For my first post here at Riverside Green, I’m going to talk about something that I’m pretty sure has never been mentioned here (that being sports) and something that absolutely has been. It all has to do with the sublimely talented and (let’s not deny it, because it matters) physically attractive goalkeeper for the United States National Women’s Soccer team, Hope Solo.
Solo has been both a blessing and a curse for US Soccer since she arrived on the scene. In 2007, Solo made huge waves by blasting her coach and her teammate, Briana Scurry, when she was benched for a semi-final World Cup game against Brazil in favor of Scurry. The US lost that game, 4-0, and Solo was candid about her response to the benching.
“There’s no doubt in my mind I would have made those saves,” Solo said. “And the fact of the matter is, it’s not 2004 anymore. … It’s 2007, and I think you have to live in the present. And you can’t live by big names. You can’t live in the past. It doesn’t matter what somebody did in an Olympic gold-medal game in the Olympics three years ago.”

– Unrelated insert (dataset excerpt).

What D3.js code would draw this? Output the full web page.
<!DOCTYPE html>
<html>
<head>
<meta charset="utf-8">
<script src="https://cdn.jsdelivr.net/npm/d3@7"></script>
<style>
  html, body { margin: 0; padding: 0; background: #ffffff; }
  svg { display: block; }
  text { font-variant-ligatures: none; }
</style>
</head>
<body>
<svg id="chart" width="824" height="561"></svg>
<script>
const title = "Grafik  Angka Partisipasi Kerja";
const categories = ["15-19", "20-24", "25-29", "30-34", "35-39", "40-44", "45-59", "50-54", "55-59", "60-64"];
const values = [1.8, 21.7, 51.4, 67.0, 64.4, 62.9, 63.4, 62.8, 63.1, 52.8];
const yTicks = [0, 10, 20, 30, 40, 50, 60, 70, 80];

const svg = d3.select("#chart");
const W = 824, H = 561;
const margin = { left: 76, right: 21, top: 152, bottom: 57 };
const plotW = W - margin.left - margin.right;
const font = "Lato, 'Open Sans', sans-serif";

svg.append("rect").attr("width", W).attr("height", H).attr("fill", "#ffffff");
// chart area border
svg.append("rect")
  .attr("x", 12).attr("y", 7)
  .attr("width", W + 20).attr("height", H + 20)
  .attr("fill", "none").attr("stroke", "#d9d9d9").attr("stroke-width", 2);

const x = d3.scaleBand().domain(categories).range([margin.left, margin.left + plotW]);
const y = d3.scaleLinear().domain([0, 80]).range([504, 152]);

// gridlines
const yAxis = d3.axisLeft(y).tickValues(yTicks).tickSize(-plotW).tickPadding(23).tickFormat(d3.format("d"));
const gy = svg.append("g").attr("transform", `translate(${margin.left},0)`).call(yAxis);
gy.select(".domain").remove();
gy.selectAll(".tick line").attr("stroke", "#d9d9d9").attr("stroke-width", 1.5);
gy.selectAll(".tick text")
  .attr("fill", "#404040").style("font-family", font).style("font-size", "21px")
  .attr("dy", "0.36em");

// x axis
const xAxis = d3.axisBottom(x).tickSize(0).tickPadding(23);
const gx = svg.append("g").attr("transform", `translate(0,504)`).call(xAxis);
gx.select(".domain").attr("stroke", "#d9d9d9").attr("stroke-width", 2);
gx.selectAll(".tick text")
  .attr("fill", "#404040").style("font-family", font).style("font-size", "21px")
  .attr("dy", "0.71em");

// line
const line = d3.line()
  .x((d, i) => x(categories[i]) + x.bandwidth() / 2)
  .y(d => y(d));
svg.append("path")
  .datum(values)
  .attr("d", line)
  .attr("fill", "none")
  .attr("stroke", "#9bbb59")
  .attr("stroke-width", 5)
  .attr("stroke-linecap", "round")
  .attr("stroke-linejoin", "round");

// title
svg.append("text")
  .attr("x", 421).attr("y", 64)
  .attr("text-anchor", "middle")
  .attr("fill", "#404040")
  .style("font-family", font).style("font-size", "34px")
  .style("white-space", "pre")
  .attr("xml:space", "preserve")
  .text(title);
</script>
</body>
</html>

At the time, it was a bizarre coaching decision that was compounded by several societal issues. Scurry was black. Solo was white. Solo was gifted with supermodel-quality looks. Scurry was not. Solo was alternately praised for her candor and blasted for being a wretched teammate. Solo had not surrendered a goal in the previous 300 minutes. Scurry surrendered four in ninety.
Scurry disappeared from the American consciousness after that game. Solo went on to become a household name. She won the Golden Glove award in the 2011 World Cup as the best goalkeeper of the tournament. She led the US to Olympic gold in 2008 and 2012. It was no longer debatable that Solo was the best female keeper in the world.
But it was off of the pitch where Solo became a star. In a game where many of the biggest stars are decidedly masculine in appearance, Solo became a sex symbol, giving men everywhere a reason to tune in to the women’s game. She performed on “Dancing With The Stars” . She posed nude in the ESPN Body Issue (I’m not linking them for NSFW purposes, but a single Bing/Google search will help you find all of that and then some). People who couldn’t identify Abby Wambach in a lineup absolutely knew who Solo was.
But Solo’s 2007 tirade turned out to have been a bit of foreshadowing into a dark side of her personality. Solo was involved in an altercation with her then-fiancee’, former NFL player Jerramy Stevens, in 2012, but neither side was charged. in 2014, Solo was arrested and charged with two misdemeanor counts of assault against her half-sister and nephew. Solo claimed she was defending herself against an attack from her nephew, who was 6’9″ and 280 pounds. The charges were dropped in January of 2015, with the courts claiming there was insufficient cooperation from the witnesses.
However, the official police report shows a violent, angry side of Solo. You can read it yourself if you like, but highlights include Solo telling an arresting officer, “You’re such a bitch. You’re scared of me, because you know that if these handcuffs were off, I’d kick your ass.” Despite all of this, Solo was not suspended or reprimanded by US Soccer. And there’s no doubt that they needed her yesterday in their opening-round win over Australia, when Solo made multiple miraculous saves. Seriously, click that link. She’s a beast.
All sorts of people are suggesting that there’s a double standard here, that we’d be burying a male athlete who acted in such a manner. And they’re right, we probably would be. There’s a part of us that doesn’t really mind that Hope Solo beat the hell out of her 6’9″ nephew. Secretly, maybe we even think it’s interesting or compelling. I mean, who doesn’t love a hot crazy girl?
But, in reality, Solo is excused for her behavior because she’s the best in the world at what she does. America hasn’t won the World Cup since Brandi Chastain ripped off her jersey in 1999. That’s sixteen long, long years. And if we need a woman who occasionally beats the hell out of her family to win, well…then we need her. In fact, one could argue that with US Soccer making the decision to completely ignore Solo’s domestic violence issues, it means that women’s sports have finally arrived. I mean, if the NFL can willfully ignore a video of one of its stars cold-cocking a woman in an Atlantic City casino, why can’t the USWNT do the same for its mega-star?
I’m only being mildly facetious here. If great men are excused for their transgressions, then shouldn’t great women be excused, also? We can’t claim male privilege here. We can only claim greatness privilege. Solo is, without question, great. So we’ve extended her the same privilege that we’ve extended Ray Rice, Ray McDonald, Greg Hardy…the list goes on. Maybe this is a great day for women’s rights.
It’s a complicated case, one without a definitive answer. As long as Solo returns America to the top of the women’s soccer pyramid, I suspect that she’ll continue to have clean sheets—both on the field and on her criminal record.